Notice how the division of the frame has enhanced the energy of this image with the placement of the imagined horizon along a diagonal line.
Space: The Forgotten Element Of Composition
To further emphasize the importance of space in a photo I thought we could look to music for an analogy. My favorite musicians understand the need for space between the notes they sing or play.
Do you remember those 80's heavy metal guitarists who'd play hundreds of notes at breathtaking speeds? Could you hear what they were actually playing? I sure couldn’t.
From the guitarist’s point of view I guess it was all about a level of dexterity and a certain kind of technique mixed in with a lot of showmanship.
From the fans point of view I suppose the attraction was based upon the speed at which the guitar was being played, rather than any emotional response to the music.
To me it's a bit like adolescent gossip: lots of words with little meaning.

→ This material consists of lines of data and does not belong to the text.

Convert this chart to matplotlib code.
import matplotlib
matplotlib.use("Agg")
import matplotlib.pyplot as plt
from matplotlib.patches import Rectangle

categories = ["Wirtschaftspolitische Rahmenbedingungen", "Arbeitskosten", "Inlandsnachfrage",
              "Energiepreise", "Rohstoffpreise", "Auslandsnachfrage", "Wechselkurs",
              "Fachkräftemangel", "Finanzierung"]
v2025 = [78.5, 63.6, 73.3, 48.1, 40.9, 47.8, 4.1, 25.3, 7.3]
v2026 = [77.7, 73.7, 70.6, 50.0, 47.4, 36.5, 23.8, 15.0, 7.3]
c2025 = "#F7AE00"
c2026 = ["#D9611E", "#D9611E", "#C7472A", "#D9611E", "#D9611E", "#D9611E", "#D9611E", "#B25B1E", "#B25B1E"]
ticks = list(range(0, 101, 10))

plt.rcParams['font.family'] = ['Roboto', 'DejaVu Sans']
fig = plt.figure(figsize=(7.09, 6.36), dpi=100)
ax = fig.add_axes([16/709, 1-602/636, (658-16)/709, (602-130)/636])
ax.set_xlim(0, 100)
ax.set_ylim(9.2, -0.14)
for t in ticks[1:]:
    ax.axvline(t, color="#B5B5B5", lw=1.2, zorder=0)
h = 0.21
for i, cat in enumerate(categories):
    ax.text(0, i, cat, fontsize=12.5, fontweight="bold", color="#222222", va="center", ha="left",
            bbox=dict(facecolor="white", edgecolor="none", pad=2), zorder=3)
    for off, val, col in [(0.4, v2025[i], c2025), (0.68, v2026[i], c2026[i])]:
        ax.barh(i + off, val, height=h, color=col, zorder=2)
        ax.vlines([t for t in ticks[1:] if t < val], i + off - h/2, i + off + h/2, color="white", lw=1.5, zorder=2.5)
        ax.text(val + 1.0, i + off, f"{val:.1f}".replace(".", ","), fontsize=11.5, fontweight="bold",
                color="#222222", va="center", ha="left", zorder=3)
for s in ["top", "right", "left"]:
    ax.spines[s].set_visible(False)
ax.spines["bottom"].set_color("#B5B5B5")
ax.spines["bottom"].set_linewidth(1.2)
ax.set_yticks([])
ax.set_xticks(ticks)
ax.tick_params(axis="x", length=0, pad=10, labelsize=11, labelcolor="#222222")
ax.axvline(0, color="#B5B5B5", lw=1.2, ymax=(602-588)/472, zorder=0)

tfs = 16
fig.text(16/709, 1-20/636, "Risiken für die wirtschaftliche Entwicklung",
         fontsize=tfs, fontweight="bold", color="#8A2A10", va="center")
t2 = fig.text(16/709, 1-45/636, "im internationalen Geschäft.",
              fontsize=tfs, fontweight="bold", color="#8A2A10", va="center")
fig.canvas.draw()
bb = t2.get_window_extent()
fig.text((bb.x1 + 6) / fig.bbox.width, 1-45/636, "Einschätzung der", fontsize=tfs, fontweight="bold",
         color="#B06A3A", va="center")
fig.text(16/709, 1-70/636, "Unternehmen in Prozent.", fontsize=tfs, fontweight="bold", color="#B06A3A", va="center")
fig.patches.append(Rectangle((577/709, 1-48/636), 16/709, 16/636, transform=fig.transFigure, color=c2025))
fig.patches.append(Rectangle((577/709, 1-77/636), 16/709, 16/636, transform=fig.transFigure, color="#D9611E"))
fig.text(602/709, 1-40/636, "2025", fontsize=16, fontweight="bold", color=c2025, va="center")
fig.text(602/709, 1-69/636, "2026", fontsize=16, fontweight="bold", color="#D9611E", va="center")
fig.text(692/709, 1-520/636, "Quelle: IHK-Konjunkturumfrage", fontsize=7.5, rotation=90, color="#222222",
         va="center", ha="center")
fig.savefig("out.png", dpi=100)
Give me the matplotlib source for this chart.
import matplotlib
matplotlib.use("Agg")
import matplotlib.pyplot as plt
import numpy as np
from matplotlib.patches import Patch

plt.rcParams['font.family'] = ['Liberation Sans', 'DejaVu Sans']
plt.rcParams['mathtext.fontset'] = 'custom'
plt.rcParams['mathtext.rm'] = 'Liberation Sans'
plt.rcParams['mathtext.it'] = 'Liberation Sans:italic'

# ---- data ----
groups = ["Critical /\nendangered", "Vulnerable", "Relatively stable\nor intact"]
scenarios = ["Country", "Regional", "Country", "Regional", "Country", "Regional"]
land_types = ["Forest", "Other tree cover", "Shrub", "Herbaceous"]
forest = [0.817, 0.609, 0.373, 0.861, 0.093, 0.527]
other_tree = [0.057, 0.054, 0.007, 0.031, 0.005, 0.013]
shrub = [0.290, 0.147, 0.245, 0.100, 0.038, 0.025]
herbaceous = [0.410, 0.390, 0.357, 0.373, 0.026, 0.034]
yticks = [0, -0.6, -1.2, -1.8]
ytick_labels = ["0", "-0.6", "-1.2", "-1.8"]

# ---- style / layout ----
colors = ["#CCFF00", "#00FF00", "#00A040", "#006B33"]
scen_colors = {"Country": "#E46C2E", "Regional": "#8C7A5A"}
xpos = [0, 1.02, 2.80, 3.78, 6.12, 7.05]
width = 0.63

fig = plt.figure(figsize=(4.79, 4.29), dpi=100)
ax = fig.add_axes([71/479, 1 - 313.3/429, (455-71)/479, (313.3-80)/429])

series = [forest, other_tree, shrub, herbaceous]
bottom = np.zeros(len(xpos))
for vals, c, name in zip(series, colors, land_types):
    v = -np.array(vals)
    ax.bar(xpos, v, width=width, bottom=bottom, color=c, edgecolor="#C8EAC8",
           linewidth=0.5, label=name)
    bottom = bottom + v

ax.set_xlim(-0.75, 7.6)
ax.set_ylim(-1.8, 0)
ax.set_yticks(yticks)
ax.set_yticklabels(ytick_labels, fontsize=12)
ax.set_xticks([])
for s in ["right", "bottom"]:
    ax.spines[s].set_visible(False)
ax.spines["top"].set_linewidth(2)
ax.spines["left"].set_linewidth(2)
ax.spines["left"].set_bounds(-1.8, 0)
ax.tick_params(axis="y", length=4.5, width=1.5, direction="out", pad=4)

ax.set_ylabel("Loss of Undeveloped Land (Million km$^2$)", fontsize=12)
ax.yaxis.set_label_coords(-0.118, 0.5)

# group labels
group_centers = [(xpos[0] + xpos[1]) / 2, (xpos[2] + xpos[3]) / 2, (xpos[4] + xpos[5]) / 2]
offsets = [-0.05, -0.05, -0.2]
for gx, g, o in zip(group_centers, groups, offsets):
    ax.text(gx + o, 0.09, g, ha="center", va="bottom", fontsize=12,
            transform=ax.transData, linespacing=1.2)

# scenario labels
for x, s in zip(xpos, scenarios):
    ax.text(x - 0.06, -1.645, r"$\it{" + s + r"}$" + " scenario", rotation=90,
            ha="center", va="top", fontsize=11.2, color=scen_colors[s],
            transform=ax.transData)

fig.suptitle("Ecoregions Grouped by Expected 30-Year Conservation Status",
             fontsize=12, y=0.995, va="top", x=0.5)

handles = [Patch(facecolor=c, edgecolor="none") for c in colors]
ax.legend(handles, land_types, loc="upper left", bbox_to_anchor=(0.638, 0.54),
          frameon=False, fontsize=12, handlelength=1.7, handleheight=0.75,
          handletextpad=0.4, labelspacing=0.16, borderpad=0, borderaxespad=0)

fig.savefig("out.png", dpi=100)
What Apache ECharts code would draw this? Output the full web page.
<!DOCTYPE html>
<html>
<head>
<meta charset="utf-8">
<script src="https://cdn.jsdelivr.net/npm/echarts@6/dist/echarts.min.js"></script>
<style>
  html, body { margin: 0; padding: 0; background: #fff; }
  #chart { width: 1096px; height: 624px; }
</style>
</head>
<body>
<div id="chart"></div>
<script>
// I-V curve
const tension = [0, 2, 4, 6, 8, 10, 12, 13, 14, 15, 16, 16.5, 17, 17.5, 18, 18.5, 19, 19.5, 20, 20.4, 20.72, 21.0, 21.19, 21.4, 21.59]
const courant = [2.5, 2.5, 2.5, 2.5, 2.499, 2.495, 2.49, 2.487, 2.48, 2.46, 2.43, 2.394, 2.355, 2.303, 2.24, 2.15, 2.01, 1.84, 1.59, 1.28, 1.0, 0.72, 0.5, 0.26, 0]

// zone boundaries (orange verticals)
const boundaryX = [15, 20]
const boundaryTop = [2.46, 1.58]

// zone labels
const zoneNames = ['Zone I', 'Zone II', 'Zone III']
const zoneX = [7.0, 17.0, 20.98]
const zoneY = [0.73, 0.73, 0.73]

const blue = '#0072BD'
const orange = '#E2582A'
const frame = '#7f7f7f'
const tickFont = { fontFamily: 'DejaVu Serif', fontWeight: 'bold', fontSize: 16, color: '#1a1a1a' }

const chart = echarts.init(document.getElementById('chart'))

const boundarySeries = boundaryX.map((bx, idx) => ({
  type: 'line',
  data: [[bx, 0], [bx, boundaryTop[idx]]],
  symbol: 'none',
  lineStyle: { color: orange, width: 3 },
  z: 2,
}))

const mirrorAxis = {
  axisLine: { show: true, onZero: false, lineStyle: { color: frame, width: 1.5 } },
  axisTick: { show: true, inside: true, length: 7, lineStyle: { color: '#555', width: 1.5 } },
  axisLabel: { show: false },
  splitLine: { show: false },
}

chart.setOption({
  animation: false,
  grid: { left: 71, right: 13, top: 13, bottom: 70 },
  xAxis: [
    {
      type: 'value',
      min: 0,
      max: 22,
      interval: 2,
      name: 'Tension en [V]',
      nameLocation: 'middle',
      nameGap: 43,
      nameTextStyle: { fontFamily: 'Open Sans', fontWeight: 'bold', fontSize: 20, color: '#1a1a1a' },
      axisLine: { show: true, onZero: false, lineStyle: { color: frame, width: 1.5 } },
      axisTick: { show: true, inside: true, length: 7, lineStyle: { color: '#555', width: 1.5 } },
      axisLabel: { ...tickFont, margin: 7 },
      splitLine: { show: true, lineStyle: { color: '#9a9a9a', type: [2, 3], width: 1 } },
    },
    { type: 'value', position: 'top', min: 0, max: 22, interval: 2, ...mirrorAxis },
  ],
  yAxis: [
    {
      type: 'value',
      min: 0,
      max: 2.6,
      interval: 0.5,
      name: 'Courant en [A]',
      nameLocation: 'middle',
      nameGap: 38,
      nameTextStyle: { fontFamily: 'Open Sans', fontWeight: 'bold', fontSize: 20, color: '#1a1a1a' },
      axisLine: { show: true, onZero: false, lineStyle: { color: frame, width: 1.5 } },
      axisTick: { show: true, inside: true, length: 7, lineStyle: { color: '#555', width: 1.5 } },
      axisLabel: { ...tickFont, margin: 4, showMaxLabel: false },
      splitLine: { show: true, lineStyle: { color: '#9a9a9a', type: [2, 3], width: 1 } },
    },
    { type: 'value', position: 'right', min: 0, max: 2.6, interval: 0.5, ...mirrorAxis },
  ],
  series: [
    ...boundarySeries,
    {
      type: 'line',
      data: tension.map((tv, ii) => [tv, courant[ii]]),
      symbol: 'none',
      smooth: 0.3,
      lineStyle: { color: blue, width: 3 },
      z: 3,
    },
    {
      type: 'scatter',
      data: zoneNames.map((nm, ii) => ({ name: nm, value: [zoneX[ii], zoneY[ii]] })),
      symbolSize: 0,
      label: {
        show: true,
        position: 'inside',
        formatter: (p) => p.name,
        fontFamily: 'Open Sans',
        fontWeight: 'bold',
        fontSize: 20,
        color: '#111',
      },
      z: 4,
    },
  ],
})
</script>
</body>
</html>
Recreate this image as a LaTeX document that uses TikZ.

Compare that to how B.B. King played Lucille, his favorite guitar.
What I learned by listening to B.B. King play is that it's the space between the notes that best explores the relationship between each individual note.
Sometimes that space is short and one note follows on quite quickly from the other.
More often than not there’s a longer space between the notes which gives an expressive player, like B.B. King, time to bend or sustain the notes in ways that add remarkable color and texture to his playing.
A more soulful sound follows and connects, in a meaningful way, with the audience. Well, that’s my view.
Embrace Space And Let Your Images Breathe
There's no coincidence in the fact that some of history's greatest photographers were musicians or, at the very least, sort inspiration through music.
From my point of view the best thing about inspiration is that it leads to transcendence. And that’s why I’ve dedicated myself, as an artist and teacher, to the art of photography.
When it comes to improving the composition in your own photos my advice is to fill the frame with what’s important, including space when and where it’s appropriate to do so, and exclude what’s not.